The Equality Act requires employers to make reasonable adjustments to support a person with a disability to remain in employment. Where a disabled person is at a substantial disadvantage in comparison with people who are not disabled, there is a duty to take reasonable steps to remove that disadvantage by (i) changing provisions, criteria or practices, (ii) altering, removing or providing a reasonable alternative means of avoiding physical features and (iii) providing auxiliary aids.
The Equality Act does not protect a disabled person from disciplinary action for poor performance or inappropriate conduct. However the employer must ensure that the employee is not treated unfairly due to their disability. This means they have to consider whether the person's condition contributed to the problem and what steps were taken to manage any difficulties that had been identified. Dismissal should only be considered after a full exploration of reasonable adjustments in the workplace.

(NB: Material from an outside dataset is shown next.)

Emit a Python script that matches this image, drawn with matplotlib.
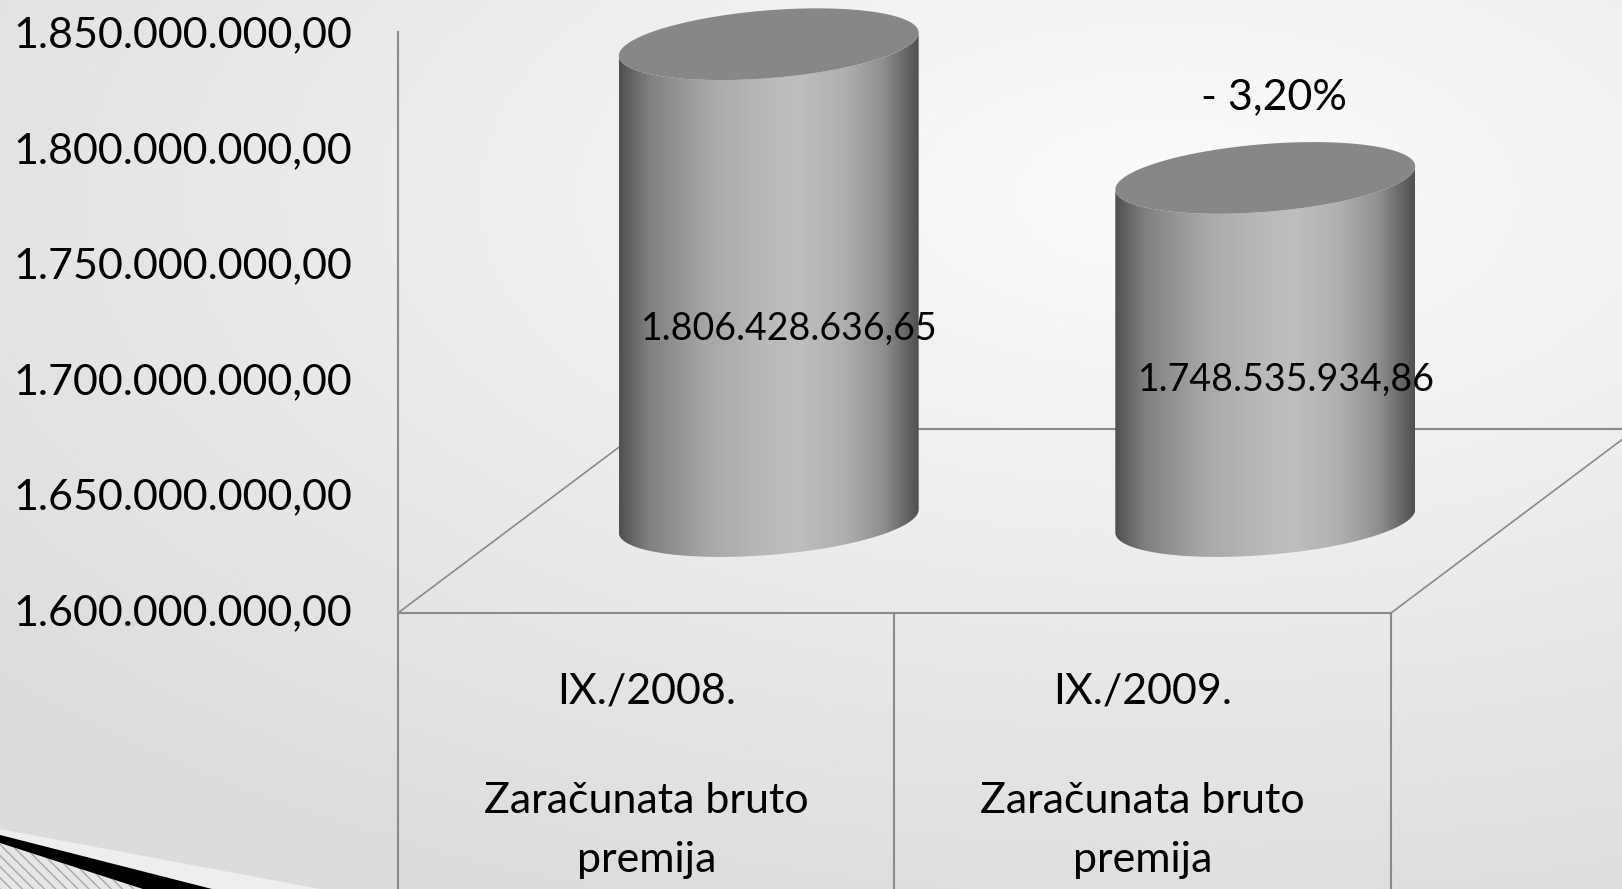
import numpy as np
import matplotlib
matplotlib.use('Agg')
from matplotlib import pyplot as plt
from matplotlib.patches import Polygon
from matplotlib.colors import LinearSegmentedColormap

categories = ['IX./2008.', 'IX./2009.']
sub_labels = [['Zaračunata bruto', 'premija'], ['Zaračunata bruto', 'premija']]
values = [1806428636.65, 1748535934.86]
y_ticks = [1600000000, 1650000000, 1700000000, 1750000000, 1800000000, 1850000000]

plt.rcParams['font.family'] = ['Lato', 'DejaVu Sans']
plt.rcParams['hatch.color'] = '#a8a8a8'
plt.rcParams['hatch.linewidth'] = 1.0


def fmt_num(v):
    return f'{v:,.2f}'.replace(',', ' ').replace('.', ',').replace(' ', '.')


M = 1e6
floor = y_ticks[0] / M
# 3d look
depth_x, depth_y = 0.4935, 79.6
rad_x, rad_y, tilt = 0.302, 14.7, 5.0
line_c = '#8a8a8a'

fig = plt.figure(figsize=(16.22, 8.89), dpi=100)
ax = fig.add_axes([0, 0, 1, 1])
ax.set_xlim(-1.3016, 1.9653)
ax.set_ylim(1480.52, 1865.37)
ax.axis('off')

# slide background
gx, gy = np.meshgrid(np.linspace(0, 1, 800), np.linspace(0, 1, 440))
r = np.sqrt(((gx - 0.72) / 1.0) ** 2 + ((gy - 0.78) / 0.9) ** 2)
bg = np.clip(0.985 - 0.13 * r, 0.86, 0.985)
ax.imshow(bg, cmap='gray', vmin=0, vmax=1, extent=[*ax.get_xlim(), *ax.get_ylim()],
          origin='lower', aspect='auto', zorder=0, interpolation='bilinear')

# floor and axis lines
x0, x1 = -0.5, len(categories) - 0.5
ax.plot([x0, x0], [ax.get_ylim()[0], y_ticks[-1] / M + 1.5], color=line_c, lw=1.5, zorder=1)
ax.plot([x0, x1], [floor, floor], color=line_c, lw=1.5, zorder=1)
for i in range(len(categories)):
    ax.plot([i + 0.5, i + 0.5], [ax.get_ylim()[0], floor], color=line_c, lw=1.5, zorder=1)
ax.plot([x0, x0 + depth_x], [floor, floor + depth_y], color=line_c, lw=1.2, zorder=1)
ax.plot([x1, x1 + depth_x], [floor, floor + depth_y], color=line_c, lw=1.2, zorder=1)
ax.plot([x0 + depth_x, x1 + depth_x], [floor + depth_y, floor + depth_y], color=line_c, lw=1.5, zorder=1)

# y tick labels
for t in y_ticks:
    ax.annotate(fmt_num(t), xy=(x0, t / M), xytext=(-33, 0), textcoords='offset points',
                ha='right', va='center', fontsize=31, color='black')

# category labels
for i, (cat, sub) in enumerate(zip(categories, sub_labels)):
    ax.annotate(cat, xy=(i, floor), xytext=(0, -64.8), textcoords='offset points',
                ha='center', va='baseline', fontsize=31)
    ax.annotate(sub[0], xy=(i, floor), xytext=(0, -144), textcoords='offset points',
                ha='center', va='baseline', fontsize=31)
    ax.annotate(sub[1], xy=(i, floor), xytext=(0, -186.5), textcoords='offset points',
                ha='center', va='baseline', fontsize=31)

cyl_cmap = LinearSegmentedColormap.from_list('cyl', [
    (0.0, '#505050'), (0.1, '#808080'), (0.3, '#a8a8a8'), (0.5, '#bababa'),
    (0.6, '#bebebe'), (0.75, '#b0b0b0'), (0.88, '#909090'), (1.0, '#505050')])

t_front = np.linspace(np.pi, 2 * np.pi, 80)
t_all = np.linspace(0, 2 * np.pi, 160)

for i, v in enumerate(values):
    cx = i + depth_x / 2
    base = floor + depth_y / 2
    top = v / M + depth_y / 2
    # body
    bx = cx + rad_x * np.cos(t_front)
    by_top = top + rad_y * np.sin(t_front) + tilt * np.cos(t_front)
    by_base = base + rad_y * np.sin(t_front) + tilt * np.cos(t_front)
    xs = np.concatenate([bx, bx[::-1]])
    ys = np.concatenate([by_base, by_top[::-1]])
    body = Polygon(np.column_stack([xs, ys]), closed=True, facecolor='none', edgecolor='none', zorder=2)
    ax.add_patch(body)
    grad = ax.imshow(np.linspace(0, 1, 256)[None, :], cmap=cyl_cmap, aspect='auto',
                     extent=[cx - rad_x, cx + rad_x, base - rad_y - 10, top + rad_y + 10],
                     zorder=2, interpolation='bilinear')
    grad.set_clip_path(body)
    # top cap
    cap = Polygon(np.column_stack([cx + rad_x * np.cos(t_all),
                                   top + rad_y * np.sin(t_all) + tilt * np.cos(t_all)]),
                  closed=True, facecolor='#878787', edgecolor='none', zorder=3)
    ax.add_patch(cap)
    # value label
    ax.annotate(fmt_num(v), xy=(cx, base + 0.38 * (top - base)), xytext=(15, 0),
                textcoords='offset points', ha='center', va='baseline', fontsize=27, zorder=4)

# change between periods
change = (values[1] - values[0]) / values[0] * 100
sign = '-' if change < 0 else '+'
ax.annotate(f'{sign} {abs(change):.2f}%'.replace('.', ','),
            xy=(1 + depth_x / 2, values[1] / M + depth_y / 2), xytext=(6.5, 49.7),
            textcoords='offset points', ha='center', va='baseline', fontsize=31, zorder=4)

ax.set_xlim(-1.3016, 1.9653)
ax.set_ylim(1480.52, 1865.37)

# corner decoration of the slide
deco = fig.add_axes([0, 0, 1, 1], facecolor='none')
deco.set_xlim(0, 1622)
deco.set_ylim(889, 0)
deco.axis('off')
deco.add_patch(Polygon([(0, 829), (320, 889), (212, 889), (0, 835)], closed=True,
                       facecolor='#eeeeee', edgecolor='none', zorder=1))
deco.add_patch(Polygon([(0, 843), (143, 889), (0, 889)], closed=True, facecolor='#e6e6e6',
                       edgecolor='#a8a8a8', lw=0, hatch='\\\\\\', zorder=1))
deco.add_patch(Polygon([(0, 835), (212, 889), (143, 889), (0, 843)], closed=True,
                       facecolor='black', edgecolor='none', zorder=2))

fig.savefig('out.png', dpi=100)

If you believe you have been discriminated against at work, you can make a claim to an employment tribunal. Before taking this step, some people may choose to complain formally or informally to their employer to see if the situation can be resolved in this way first. Citizens Advice has information on how to make a claim and prepare for an employment tribunal.
The Equality Act has extended protection to include:
- Protecting people from discrimination because they associate with someone who has a disability, such as family members or carers
- Protection from indirect discrimination, such as an employer making general changes that have a disproportionate effect on employees with a disability.